I recently emailed Jonathan Rauch, the author of the famous Atlantic article on introversion and asked him where he got this idea that the introverts are good public speakers? This seems completely counterintuitive, even for me personally. Jonathan replied that it was his “observation”. I still had my doubts about this. But then I stumbled on Malcolm Gladwell’s interview in the Guardian where he says rather definitively, about himself of course, that a public speaking and an introversion go hand in hand. This actually clarified the tendency of the introverts to be good actors, Robert De Niro is a classic example. De Niro does it by the introversion book – he winces at small talk and the interviews, gets easily irritated but then he morphs into a role, even his own role… This is also in character of a typical religious figure, often reclusive and socially remote but charismatic in front of a crowd. May be a crowd makes an introvert feel even more alone, it enables an introvert to channel abstractions. In fact the mechanism is to invoke transformative ideas, to abstract from people and concrete situations. And so the introverts hate socializing but they are perfectly comfortable in front of big crowds.
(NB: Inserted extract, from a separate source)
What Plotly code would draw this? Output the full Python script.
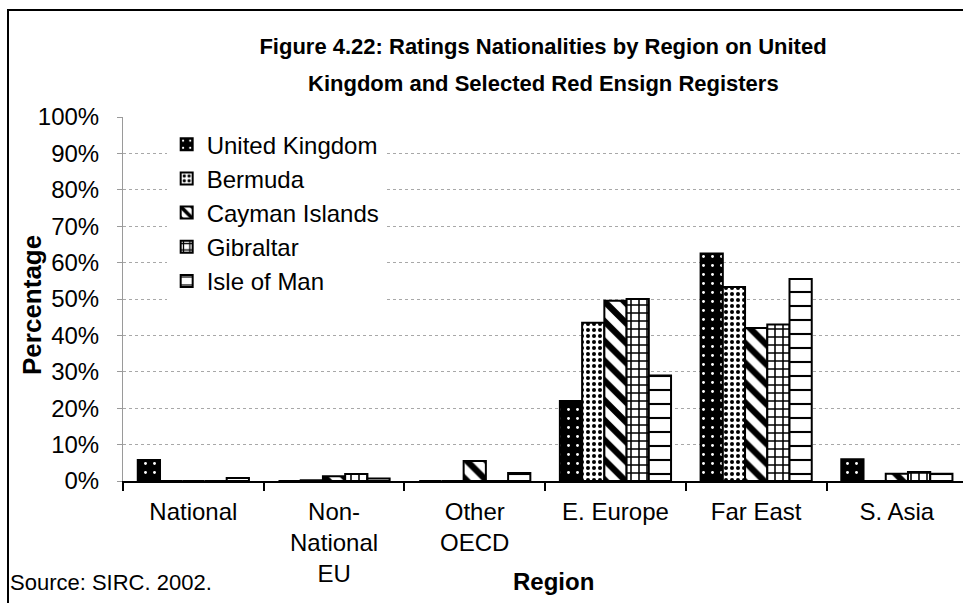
import plotly.graph_objects as go

# Regions (x categories) and share of ratings per register, in percent
regions = ["National", "Non-<br>National<br>EU", "Other<br>OECD", "E. Europe", "Far East", "S. Asia"]
united_kingdom = [5.8, 0.0, 0.0, 22.0, 62.5, 6.0]
bermuda = [0.0, 0.2, 0.0, 43.5, 53.3, 0.0]
cayman_islands = [0.0, 1.3, 5.5, 49.5, 42.0, 2.0]
gibraltar = [0.0, 1.9, 0.0, 50.0, 43.0, 2.5]
isle_of_man = [0.8, 0.7, 2.2, 29.0, 55.5, 2.0]
y_ticks = list(range(0, 101, 10))

TXT = "Liberation Sans, Arial, sans-serif"

series = [
    ("United Kingdom", united_kingdom, dict(shape=".", bgcolor="black", fgcolor="white", size=9, solidity=0.08)),
    ("Bermuda", bermuda, dict(shape=".", bgcolor="white", fgcolor="black", size=6, solidity=0.35)),
    ("Cayman Islands", cayman_islands, dict(shape="\\", bgcolor="white", fgcolor="black", size=14, solidity=0.45)),
    ("Gibraltar", gibraltar, dict(shape="+", bgcolor="white", fgcolor="black", size=8, solidity=0.35)),
    ("Isle of Man", isle_of_man, dict(shape="-", bgcolor="white", fgcolor="black", size=14, solidity=0.15)),
]

fig = go.Figure()
for name, vals, pat in series:
    fig.add_trace(go.Bar(
        name=name, x=regions, y=vals,
        marker=dict(color="white", pattern=dict(fillmode="replace", **pat),
                    line=dict(color="black", width=2)),
    ))

# helpers: pixel position -> paper fraction (plot area x 123..963, y 117..481)
def px(xp):
    return (xp - 123) / 840


def py(yp):
    return (481 - yp) / 364


fig.update_layout(
    width=963, height=603,
    margin=dict(l=123, r=0, t=117, b=122),
    paper_bgcolor="white", plot_bgcolor="white",
    barmode="group", bargap=0.21, bargroupgap=0,
    font=dict(family=TXT, size=24, color="black"),
    title=dict(
        text="<b>Figure 4.22: Ratings Nationalities by Region on United</b>",
        font=dict(family=TXT, size=22, color="black"),
        x=543 / 963, xanchor="center", y=1 - 46 / 603, yanchor="middle",
    ),
    legend=dict(
        x=0.052, y=0.986, xanchor="left", yanchor="top",
        bgcolor="white", borderwidth=0,
        font=dict(family=TXT, size=24, color="black"),
    ),
    xaxis=dict(
        range=[-0.5, 5.47], showline=True, linecolor="black", linewidth=2,
        ticks="outside", tickson="boundaries", ticklen=8, tickcolor="black", tickwidth=1.5,
        ticklabelstandoff=8,
        tickfont=dict(family=TXT, size=24), showgrid=False,
    ),
    yaxis=dict(
        range=[0, 100], tickvals=y_ticks, ticktext=[f"{v}%" for v in y_ticks],
        showline=True, linecolor="#9a9a9a", linewidth=1,
        ticks="outside", ticklen=5, tickcolor="#9a9a9a", ticklabelstandoff=13,
        showgrid=True, gridcolor="#a8a8a8", griddash="dot", gridwidth=1,
        zeroline=False, tickfont=dict(family=TXT, size=24),
    ),
    annotations=[
        dict(text="<b>Kingdom and Selected Red Ensign Registers</b>", xref="paper", yref="paper",
             x=px(543), y=py(83), xanchor="center", yanchor="middle",
             showarrow=False, font=dict(family=TXT, size=22)),
        dict(text="<b>Percentage</b>", xref="paper", yref="paper", textangle=-90,
             x=px(32), y=py(305), xanchor="center", yanchor="middle",
             showarrow=False, font=dict(family=TXT, size=26)),
        dict(text="<b>Region</b>", xref="paper", yref="paper",
             x=px(553), y=py(581), xanchor="center", yanchor="middle",
             showarrow=False, font=dict(family=TXT, size=24)),
        dict(text="Source: SIRC. 2002.", xref="paper", yref="paper",
             x=px(8), y=py(582), xanchor="left", yanchor="middle",
             showarrow=False, font=dict(family=TXT, size=22)),
    ],
    shapes=[
        dict(type="path", xref="paper", yref="paper",
             path=f"M {px(8)},{py(640)} L {px(8)},{py(10)} L 1.1,{py(10)}",
             line=dict(color="black", width=2)),
    ],
)

fig.write_html("out.html")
This is a neat idea, things are finally starting to make sense.
photo via flickr/nationallibrarynz

{ 3 comments… read them below or add one }
Hate to disagree, but having coached and taught it for years and years, a good public speaker has to give a speech, a great public speaker gets to.
Morgan, could you please clarify your comment?
When someone is fully focused on getting to say their peace, make their point… it shines. When someone has to give a speech it never will.